What is asked:
Will you output the lines between the ones holding "Give me the Chart.js source for this chart." and "const yTicks = [-4, -6, -8, -10, -12, -14, -16, -18];", inclusive, exactly as they stand, and only those lines, with the pictures left out?
··· Data ···
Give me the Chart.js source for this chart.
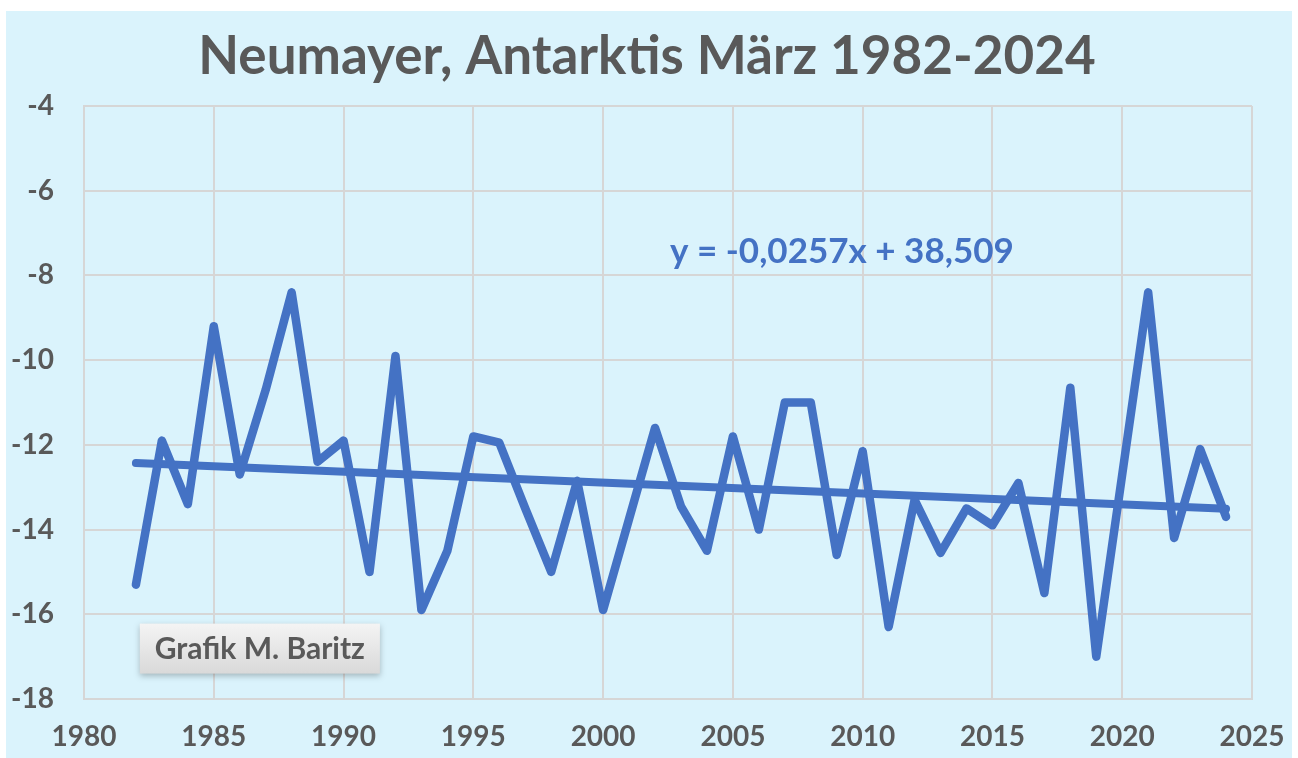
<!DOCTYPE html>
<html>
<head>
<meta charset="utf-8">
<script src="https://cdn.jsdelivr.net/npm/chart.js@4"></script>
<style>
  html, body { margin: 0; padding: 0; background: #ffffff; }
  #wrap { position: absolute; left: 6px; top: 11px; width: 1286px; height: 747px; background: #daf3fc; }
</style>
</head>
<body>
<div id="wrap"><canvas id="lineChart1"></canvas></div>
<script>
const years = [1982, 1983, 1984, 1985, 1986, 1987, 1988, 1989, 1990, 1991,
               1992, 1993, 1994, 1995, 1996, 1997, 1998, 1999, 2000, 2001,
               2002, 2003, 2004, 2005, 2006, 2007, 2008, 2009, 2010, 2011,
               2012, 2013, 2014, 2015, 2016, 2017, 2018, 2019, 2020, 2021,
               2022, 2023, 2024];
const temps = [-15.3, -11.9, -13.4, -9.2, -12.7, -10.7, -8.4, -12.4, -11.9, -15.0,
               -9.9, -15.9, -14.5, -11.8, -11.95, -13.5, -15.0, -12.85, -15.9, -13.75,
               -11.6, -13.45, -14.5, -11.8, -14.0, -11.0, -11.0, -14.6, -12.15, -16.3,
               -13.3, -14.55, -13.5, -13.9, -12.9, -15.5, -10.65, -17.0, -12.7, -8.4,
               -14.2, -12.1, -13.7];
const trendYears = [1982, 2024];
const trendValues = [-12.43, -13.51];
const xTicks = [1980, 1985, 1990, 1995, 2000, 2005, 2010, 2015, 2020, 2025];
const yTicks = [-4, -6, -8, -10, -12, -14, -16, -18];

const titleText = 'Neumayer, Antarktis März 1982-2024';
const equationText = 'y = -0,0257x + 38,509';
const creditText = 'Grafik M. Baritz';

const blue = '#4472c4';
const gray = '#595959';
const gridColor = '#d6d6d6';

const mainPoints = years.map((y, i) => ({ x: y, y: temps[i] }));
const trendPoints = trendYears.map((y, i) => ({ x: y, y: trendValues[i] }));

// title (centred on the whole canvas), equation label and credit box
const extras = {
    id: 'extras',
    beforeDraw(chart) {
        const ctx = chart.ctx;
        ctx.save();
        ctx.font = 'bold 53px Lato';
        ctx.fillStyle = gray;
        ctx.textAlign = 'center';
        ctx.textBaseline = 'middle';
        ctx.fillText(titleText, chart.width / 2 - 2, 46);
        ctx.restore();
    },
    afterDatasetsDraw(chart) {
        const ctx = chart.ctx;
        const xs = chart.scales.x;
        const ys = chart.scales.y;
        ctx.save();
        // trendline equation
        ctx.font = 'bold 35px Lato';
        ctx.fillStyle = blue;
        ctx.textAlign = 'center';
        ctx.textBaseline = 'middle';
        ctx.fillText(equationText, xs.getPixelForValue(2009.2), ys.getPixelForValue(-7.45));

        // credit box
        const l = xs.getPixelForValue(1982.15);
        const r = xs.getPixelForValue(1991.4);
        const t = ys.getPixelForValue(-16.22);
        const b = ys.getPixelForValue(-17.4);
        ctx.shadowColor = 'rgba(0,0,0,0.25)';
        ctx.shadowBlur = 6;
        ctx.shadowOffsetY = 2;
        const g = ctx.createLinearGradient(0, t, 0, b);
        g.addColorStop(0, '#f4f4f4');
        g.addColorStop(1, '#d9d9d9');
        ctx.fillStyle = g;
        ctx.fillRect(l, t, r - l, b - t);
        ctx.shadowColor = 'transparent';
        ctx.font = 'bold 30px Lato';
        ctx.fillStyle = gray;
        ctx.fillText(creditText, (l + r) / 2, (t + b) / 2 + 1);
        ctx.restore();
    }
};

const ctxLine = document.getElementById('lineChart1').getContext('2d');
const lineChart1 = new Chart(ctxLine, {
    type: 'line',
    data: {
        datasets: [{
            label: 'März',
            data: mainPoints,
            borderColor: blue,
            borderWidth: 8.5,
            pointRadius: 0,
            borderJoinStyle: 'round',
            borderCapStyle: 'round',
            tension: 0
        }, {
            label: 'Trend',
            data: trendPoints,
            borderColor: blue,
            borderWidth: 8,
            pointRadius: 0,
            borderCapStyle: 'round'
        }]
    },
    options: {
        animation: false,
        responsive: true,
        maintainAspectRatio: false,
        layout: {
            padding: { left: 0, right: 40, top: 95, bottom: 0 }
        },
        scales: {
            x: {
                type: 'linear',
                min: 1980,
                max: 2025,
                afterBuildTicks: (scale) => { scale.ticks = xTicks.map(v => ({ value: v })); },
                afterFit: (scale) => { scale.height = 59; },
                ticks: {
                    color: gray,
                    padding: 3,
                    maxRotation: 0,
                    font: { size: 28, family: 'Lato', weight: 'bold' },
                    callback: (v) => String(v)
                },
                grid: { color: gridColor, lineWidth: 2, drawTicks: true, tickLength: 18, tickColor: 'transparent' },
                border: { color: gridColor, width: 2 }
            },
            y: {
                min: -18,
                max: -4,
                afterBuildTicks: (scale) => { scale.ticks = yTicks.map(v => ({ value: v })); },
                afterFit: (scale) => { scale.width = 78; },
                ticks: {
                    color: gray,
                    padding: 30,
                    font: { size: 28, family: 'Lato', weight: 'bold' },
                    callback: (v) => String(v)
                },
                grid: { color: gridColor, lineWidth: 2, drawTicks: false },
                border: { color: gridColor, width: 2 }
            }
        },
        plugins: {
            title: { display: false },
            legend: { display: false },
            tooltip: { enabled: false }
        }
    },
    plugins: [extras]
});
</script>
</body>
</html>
···
··· Data ···
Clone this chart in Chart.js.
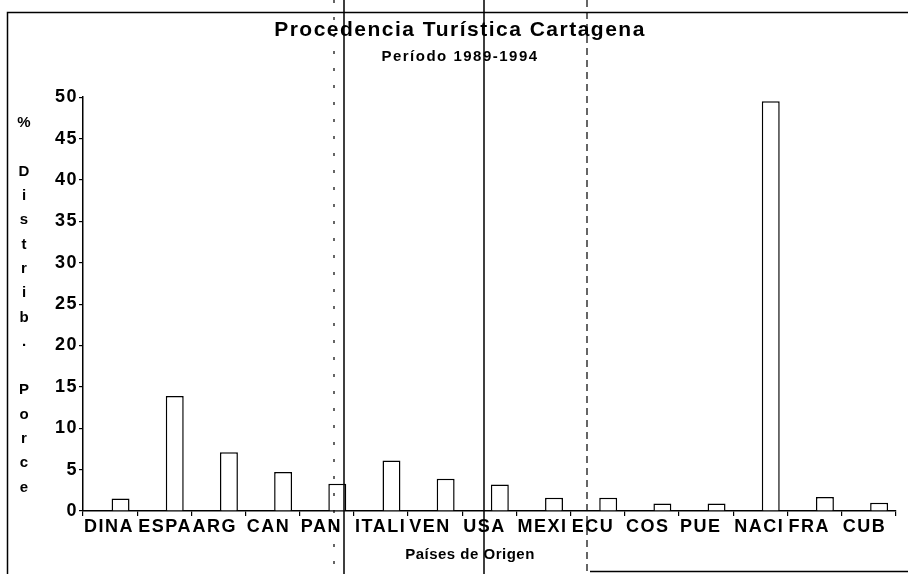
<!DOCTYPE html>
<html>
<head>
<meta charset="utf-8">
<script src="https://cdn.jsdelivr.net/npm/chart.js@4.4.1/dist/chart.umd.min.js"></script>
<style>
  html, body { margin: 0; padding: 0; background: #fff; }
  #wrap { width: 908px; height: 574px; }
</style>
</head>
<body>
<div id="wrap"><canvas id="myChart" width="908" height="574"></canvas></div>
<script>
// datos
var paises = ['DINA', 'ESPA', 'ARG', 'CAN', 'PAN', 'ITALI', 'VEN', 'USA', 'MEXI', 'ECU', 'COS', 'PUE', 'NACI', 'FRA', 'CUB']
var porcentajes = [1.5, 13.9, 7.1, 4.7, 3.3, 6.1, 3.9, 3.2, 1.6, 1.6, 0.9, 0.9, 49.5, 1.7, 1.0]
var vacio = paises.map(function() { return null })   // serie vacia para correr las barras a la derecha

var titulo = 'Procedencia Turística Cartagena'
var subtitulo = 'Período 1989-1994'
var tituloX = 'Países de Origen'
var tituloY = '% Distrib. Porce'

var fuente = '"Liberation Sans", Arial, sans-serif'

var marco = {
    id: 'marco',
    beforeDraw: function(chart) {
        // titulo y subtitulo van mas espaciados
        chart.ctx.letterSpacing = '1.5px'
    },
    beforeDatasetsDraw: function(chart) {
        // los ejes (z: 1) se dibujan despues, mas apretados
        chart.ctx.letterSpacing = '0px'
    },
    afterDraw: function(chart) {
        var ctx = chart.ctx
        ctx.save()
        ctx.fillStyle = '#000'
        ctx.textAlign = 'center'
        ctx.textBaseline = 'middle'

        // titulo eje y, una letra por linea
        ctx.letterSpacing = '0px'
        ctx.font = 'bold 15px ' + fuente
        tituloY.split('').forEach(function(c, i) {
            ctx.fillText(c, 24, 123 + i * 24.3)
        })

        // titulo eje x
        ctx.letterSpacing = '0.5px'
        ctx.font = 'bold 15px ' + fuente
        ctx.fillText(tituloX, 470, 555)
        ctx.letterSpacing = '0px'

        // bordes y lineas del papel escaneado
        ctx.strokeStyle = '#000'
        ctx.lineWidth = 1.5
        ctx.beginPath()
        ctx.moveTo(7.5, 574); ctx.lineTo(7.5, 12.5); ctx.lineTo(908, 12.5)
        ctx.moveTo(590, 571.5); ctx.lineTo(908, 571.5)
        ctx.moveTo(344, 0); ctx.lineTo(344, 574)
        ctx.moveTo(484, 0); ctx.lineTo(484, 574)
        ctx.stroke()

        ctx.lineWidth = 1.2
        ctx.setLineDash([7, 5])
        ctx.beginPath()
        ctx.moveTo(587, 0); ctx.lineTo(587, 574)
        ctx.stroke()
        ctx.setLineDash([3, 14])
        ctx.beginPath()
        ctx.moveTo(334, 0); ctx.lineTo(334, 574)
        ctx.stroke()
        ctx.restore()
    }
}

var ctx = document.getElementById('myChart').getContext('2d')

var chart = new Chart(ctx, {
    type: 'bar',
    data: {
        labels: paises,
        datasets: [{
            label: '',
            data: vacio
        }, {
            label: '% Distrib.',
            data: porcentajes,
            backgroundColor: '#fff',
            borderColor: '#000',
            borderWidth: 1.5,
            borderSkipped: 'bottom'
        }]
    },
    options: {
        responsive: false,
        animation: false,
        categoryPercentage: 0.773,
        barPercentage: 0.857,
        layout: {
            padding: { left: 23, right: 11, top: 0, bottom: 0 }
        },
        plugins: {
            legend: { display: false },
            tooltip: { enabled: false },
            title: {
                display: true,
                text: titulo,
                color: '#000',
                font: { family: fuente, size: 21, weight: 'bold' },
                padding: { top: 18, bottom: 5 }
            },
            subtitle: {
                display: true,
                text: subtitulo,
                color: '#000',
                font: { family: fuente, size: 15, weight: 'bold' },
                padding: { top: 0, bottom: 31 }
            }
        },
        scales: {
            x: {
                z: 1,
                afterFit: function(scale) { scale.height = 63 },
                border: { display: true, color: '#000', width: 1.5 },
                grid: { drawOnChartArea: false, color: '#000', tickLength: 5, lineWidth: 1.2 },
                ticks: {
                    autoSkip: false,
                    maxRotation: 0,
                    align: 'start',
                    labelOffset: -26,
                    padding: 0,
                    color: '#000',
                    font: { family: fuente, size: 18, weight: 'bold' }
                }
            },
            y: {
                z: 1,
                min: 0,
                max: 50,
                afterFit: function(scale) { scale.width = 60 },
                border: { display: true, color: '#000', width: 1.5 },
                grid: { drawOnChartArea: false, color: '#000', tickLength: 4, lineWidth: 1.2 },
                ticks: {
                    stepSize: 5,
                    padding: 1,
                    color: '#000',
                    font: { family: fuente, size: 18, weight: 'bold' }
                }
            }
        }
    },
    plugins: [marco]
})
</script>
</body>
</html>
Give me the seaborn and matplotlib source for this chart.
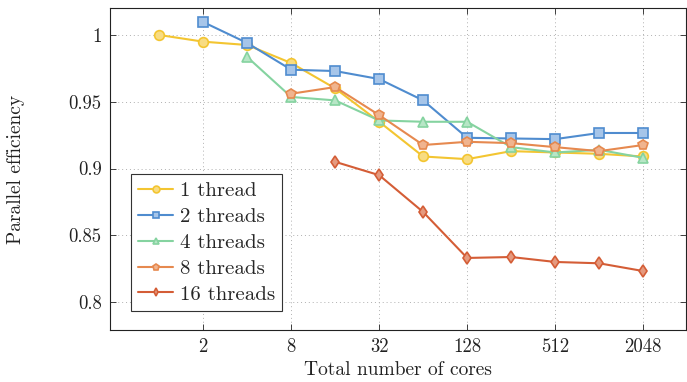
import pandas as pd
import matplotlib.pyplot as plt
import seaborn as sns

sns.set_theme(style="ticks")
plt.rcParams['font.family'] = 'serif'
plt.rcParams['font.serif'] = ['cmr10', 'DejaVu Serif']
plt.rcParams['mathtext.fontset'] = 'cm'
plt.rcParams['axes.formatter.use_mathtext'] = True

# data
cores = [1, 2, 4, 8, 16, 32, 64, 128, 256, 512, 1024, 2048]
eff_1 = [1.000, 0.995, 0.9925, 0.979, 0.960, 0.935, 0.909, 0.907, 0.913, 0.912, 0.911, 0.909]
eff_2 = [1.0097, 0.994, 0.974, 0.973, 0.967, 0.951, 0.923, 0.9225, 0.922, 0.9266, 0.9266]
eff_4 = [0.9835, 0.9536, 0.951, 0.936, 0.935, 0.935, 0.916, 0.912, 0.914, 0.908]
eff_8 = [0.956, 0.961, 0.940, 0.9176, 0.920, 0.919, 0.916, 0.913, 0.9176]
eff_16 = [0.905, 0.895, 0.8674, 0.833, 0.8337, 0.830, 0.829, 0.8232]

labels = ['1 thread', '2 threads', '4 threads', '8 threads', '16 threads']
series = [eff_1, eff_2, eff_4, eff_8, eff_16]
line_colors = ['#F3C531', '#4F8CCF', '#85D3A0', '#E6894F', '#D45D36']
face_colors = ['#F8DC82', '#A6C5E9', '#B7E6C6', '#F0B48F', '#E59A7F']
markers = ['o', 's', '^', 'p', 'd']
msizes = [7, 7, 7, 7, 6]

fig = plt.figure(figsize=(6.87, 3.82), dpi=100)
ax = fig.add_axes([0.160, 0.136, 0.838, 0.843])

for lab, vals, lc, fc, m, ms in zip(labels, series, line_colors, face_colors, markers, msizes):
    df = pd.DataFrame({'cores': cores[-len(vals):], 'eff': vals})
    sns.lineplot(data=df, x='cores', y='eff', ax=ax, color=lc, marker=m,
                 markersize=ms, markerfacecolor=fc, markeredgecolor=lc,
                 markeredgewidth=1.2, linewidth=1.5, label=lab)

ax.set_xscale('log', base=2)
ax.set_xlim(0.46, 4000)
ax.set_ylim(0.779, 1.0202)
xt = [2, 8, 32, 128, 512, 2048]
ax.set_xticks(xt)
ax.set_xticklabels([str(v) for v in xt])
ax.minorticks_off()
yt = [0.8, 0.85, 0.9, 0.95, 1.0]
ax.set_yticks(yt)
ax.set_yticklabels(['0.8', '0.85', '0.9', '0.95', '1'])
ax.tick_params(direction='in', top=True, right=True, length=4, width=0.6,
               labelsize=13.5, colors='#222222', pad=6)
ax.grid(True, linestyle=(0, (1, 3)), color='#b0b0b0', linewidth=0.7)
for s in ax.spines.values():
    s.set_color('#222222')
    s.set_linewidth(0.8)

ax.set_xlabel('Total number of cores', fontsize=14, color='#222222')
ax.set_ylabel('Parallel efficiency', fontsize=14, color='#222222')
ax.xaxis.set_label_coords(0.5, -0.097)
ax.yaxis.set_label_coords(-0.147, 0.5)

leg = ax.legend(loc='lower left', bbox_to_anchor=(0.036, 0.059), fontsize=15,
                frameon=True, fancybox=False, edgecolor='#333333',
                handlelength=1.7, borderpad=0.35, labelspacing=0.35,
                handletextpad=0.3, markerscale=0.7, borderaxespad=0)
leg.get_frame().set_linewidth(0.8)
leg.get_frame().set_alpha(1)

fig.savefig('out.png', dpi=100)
···
Correct answer:
Give me the Chart.js source for this chart.
<!DOCTYPE html>
<html>
<head>
<meta charset="utf-8">
<script src="https://cdn.jsdelivr.net/npm/chart.js@4"></script>
<style>
  html, body { margin: 0; padding: 0; background: #ffffff; }
  #wrap { position: absolute; left: 6px; top: 11px; width: 1286px; height: 747px; background: #daf3fc; }
</style>
</head>
<body>
<div id="wrap"><canvas id="lineChart1"></canvas></div>
<script>
const years = [1982, 1983, 1984, 1985, 1986, 1987, 1988, 1989, 1990, 1991,
               1992, 1993, 1994, 1995, 1996, 1997, 1998, 1999, 2000, 2001,
               2002, 2003, 2004, 2005, 2006, 2007, 2008, 2009, 2010, 2011,
               2012, 2013, 2014, 2015, 2016, 2017, 2018, 2019, 2020, 2021,
               2022, 2023, 2024];
const temps = [-15.3, -11.9, -13.4, -9.2, -12.7, -10.7, -8.4, -12.4, -11.9, -15.0,
               -9.9, -15.9, -14.5, -11.8, -11.95, -13.5, -15.0, -12.85, -15.9, -13.75,
               -11.6, -13.45, -14.5, -11.8, -14.0, -11.0, -11.0, -14.6, -12.15, -16.3,
               -13.3, -14.55, -13.5, -13.9, -12.9, -15.5, -10.65, -17.0, -12.7, -8.4,
               -14.2, -12.1, -13.7];
const trendYears = [1982, 2024];
const trendValues = [-12.43, -13.51];
const xTicks = [1980, 1985, 1990, 1995, 2000, 2005, 2010, 2015, 2020, 2025];
const yTicks = [-4, -6, -8, -10, -12, -14, -16, -18];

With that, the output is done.